Power is not like other commodities like oil and metals. Yet that was the basis for this whole trading-centric idea - the view that you can more efficiently hedge at a large portfolio level with a large trading organization that trades in a very deep market. This ignores the fact that electricity is locational. You can’t get to the model on which the earlier boom was based when you don’t have a uniform market structure.

PJM is a good example. You have literally 1,200 different pricing locations. It is impossible for Wall Street to come up with a way to generate enough liquidity at each pricing point to allow adequate hedging.

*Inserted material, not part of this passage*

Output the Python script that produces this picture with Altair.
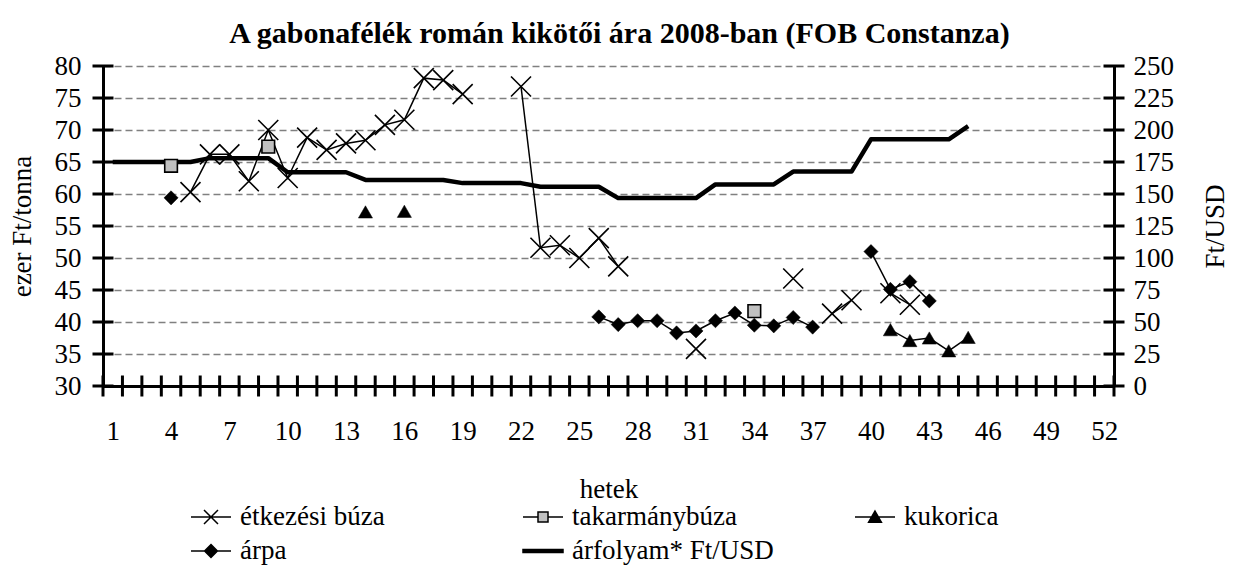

People use the gas market analog; gas has enough history and liquidity that it allows people to trade around particular nodes relatively efficiently. However, this is not the case with power, and it may never be the case with power.

My advice is don’t get caught up in the euphoria of the private equity and highly-leveraged transaction folks. To us, that is a short-term, opportunistic financing model. It has been driven by depressed asset values. It has been driven by the extraordinary liquidity that shifted into the market from hedge funds and private equity looking for ways to invest the extraordinary amount of capital they have amassed.

We think those people will make money, probably a lot of money, on the assets we and others have sold them, but we do not think that is a sustainable model for the next round. Those guys are not going to own those plants for very long. My view is the next time around, it will be back to the future. You will see more inside-the-fence plants. Plants in regions with active capacity markets will be easier to finance.

MR. CHAUDHRY: I was planning to end with your comments, Charlie Wilson, but I want to turn back to Joe Esteves and ask whether he disagrees with anything that was just said.

MR. ESTEVES: I think the only thing I disagree with is the implication that he was ill-prepared and put on the spot. [Laughter.]